Prediction and Interpretability Study of the Glass Transition Temperature of Polyimide Based on Machine Learning and Molecular Dynamics Simulations

The utilization of machine learning (ML) has brought more opportunities for the discovery of high-performance materials with specific properties to replace traditional engineering materials. The glass transition temperature (Tg) is a crucial characteristic of polyimide (PI). But small datasets can only partially reveal structural information and decrease the ability of the models to learn from the observed data. In this investigation, a dataset comprising 1261 PIs was assembled. A quantitative structure–property relationship targeting Tg was constructed using nine regression algorithms, with the Categorical Boosting demonstrating the highest accuracy, achieving a coefficient of determination of 0.895 for the test set.
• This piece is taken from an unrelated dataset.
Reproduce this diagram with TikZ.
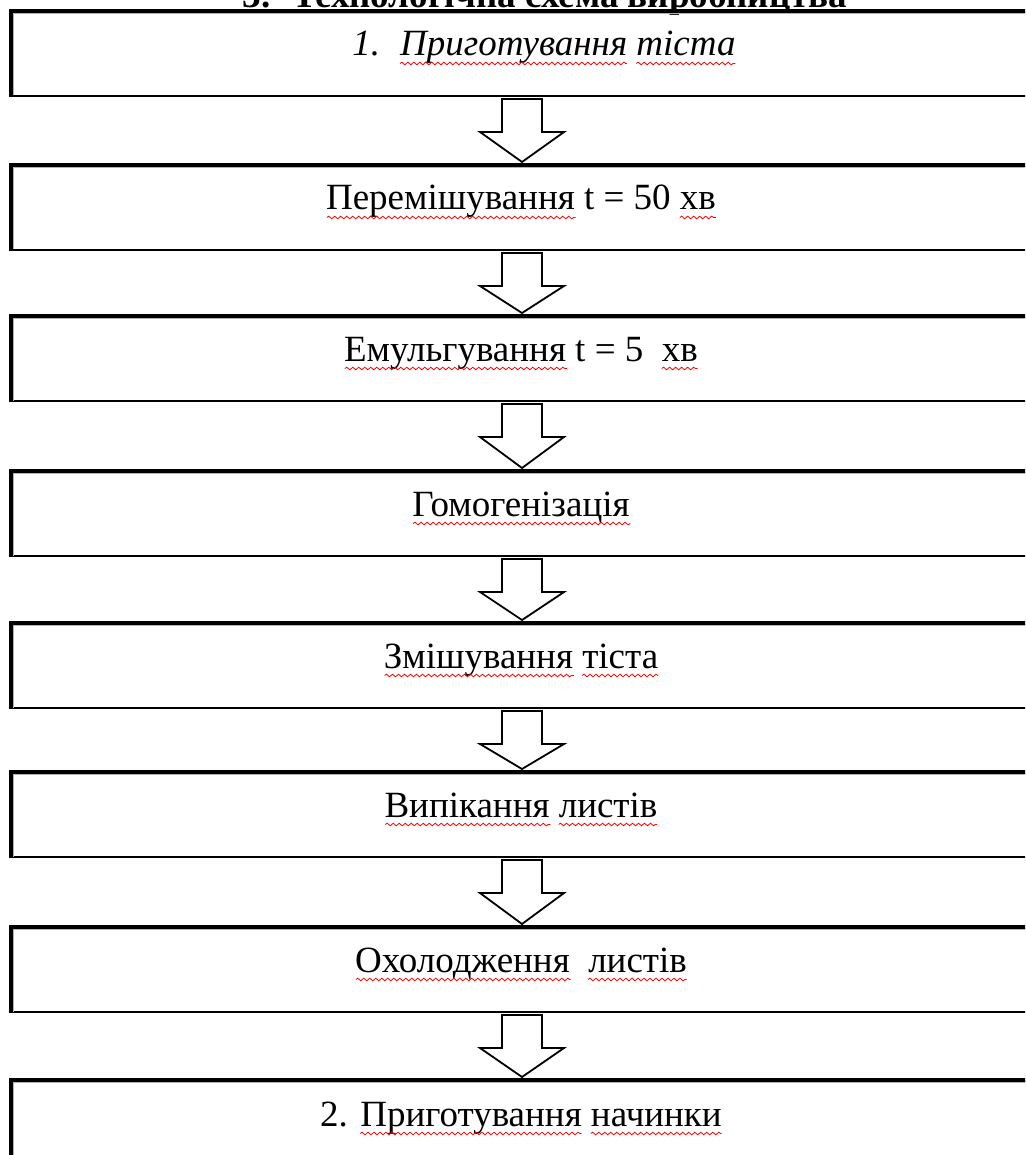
\documentclass[tikz,border=0pt]{standalone}
\usepackage{fontspec}
\setmainfont{Liberation Serif}
\usetikzlibrary{calc,decorations.pathmorphing}

\newcommand\boxfont{\fontsize{37}{44}\selectfont}
% red wavy underline under a word: mark name, text node, text before the word, the word
\newcommand\squig[4]{%
  \node[measure] (#1a) at (#2.base west) {\phantom{#3}};
  \node[measure] (#1b) at (#1a.base east) {\phantom{#4}};
  \draw[squiggle] ([yshift=-7.5pt]#1b.base west) -- ([yshift=-7.5pt]#1b.base east);}
% hollow block arrow between two stages
\newcommand\flowarrow[2]{%
  \draw[blockarrow] let \p1=(#1.south), \p2=(#2.north) in
    (\x1-20pt,\y1-2pt) -- (\x1-20pt,\y1-35pt) -- (\x1-42pt,\y1-35pt) --
    (\x1,\y2+3pt) -- (\x1+42pt,\y1-35pt) -- (\x1+20pt,\y1-35pt) --
    (\x1+20pt,\y1-2pt) -- cycle;}

\begin{document}
\begin{tikzpicture}[x=1pt,y=-1pt,
  stage/.style={rectangle, draw, line width=2pt, minimum width=1021pt,
    minimum height=84pt, inner sep=0pt, anchor=north west},
  stagetext/.style={anchor=base, inner sep=0pt, font=\boxfont},
  measure/.style={anchor=base west, inner sep=0pt, outer sep=0pt, font=\boxfont},
  titletext/.style={anchor=base, inner sep=0pt, font=\boxfont\bfseries},
  blockarrow/.style={draw, line width=1.8pt, fill=white, line join=miter},
  squiggle/.style={red, line width=0.8pt,
    decorate, decoration={snake, amplitude=1.3pt, segment length=6pt}},
  heavy/.style={line width=3.5pt},
  shade line/.style={gray!60, line width=1pt}]
\useasboundingbox (0,0) rectangle (1025,1155);
\clip (0,0) rectangle (1025,1155);

% heading, cut by the top edge
\node[titletext] (title) at (545,8) {3.~ Технологічна схема виробництва};

% stages
\node[stage] (b1) at (10.5,11) {};
\node[stage] (b2) at (10.5,165) {};
\node[stage] (b3) at (10.5,316) {};
\node[stage] (b4) at (10.5,471) {};
\node[stage] (b5) at (10.5,623) {};
\node[stage] (b6) at (10.5,772) {};
\node[stage] (b7) at (10.5,927) {};
\node[stage] (b8) at (10.5,1080) {};

% heavier top and left edges with a light inner line
\foreach \n in {b1,b2,b3,b4,b5,b6,b7,b8} {
  \draw[heavy] (\n.south west) -- (\n.north west) -- (\n.north east);
  \draw[shade line] ([xshift=2.5pt,yshift=1.5pt]\n.south west) --
    ([xshift=2.5pt,yshift=-2.5pt]\n.north west) -- ([yshift=-2.5pt]\n.north east);
}

% stage texts
\node[stagetext] (t1) at (544,56) {\itshape 1.\hspace{20pt}Приготування тіста};
\node[stagetext] (t2) at (521,210) {Перемішування t = 50 хв};
\node[stagetext] (t3) at (521,361) {Емульгування t = 5~ хв};
\node[stagetext] (t4) at (521,516) {Гомогенізація};
\node[stagetext] (t5) at (521,668) {Змішування тіста};
\node[stagetext] (t6) at (521,817) {Випікання листів};
\node[stagetext] (t7) at (521,972) {Охолодження~ листів};
\node[stagetext] (t8) at (521,1126) {2. Приготування начинки};

% spelling marks under the words
\squig{s1}{t1}{\itshape 1.\hspace{20pt}}{\itshape Приготування}
\squig{s2}{t1}{\itshape 1.\hspace{20pt}Приготування }{\itshape тіста}
\squig{s3}{t2}{}{Перемішування}
\squig{s4}{t2}{Перемішування t = 50 }{хв}
\squig{s5}{t3}{}{Емульгування}
\squig{s6}{t3}{Емульгування t = 5~ }{хв}
\squig{s7}{t4}{}{Гомогенізація}
\squig{s8}{t5}{}{Змішування}
\squig{s9}{t5}{Змішування }{тіста}
\squig{s10}{t6}{}{Випікання}
\squig{s11}{t6}{Випікання }{листів}
\squig{s12}{t7}{}{Охолодження}
\squig{s13}{t7}{Охолодження~ }{листів}
\squig{s14}{t8}{2. }{Приготування}
\squig{s15}{t8}{2. Приготування }{начинки}

% flow arrows
\flowarrow{b1}{b2}
\flowarrow{b2}{b3}
\flowarrow{b3}{b4}
\flowarrow{b4}{b5}
\flowarrow{b5}{b6}
\flowarrow{b6}{b7}
\flowarrow{b7}{b8}
\end{tikzpicture}
\end{document}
SHapley Additive exPlanations analysis identified the NumRotatableBonds descriptor had a significantly negative impact on Tg. Finally, all-atom molecular dynamics (MD) simulations calculated eight PI structures to verify the accuracy of the prediction model. The ML prediction was consistent with the MD simulation, with the lowest prediction deviation of approximately 6.75%, but the time and resource consumption were tremendously reduced. These findings emphasize the significance of utilizing extensive datasets for model training. This available and interpretable ML framework provides impressive acceleration over the MD simulation and serves as a reference for the structural design of PI with the desired Tg in the future.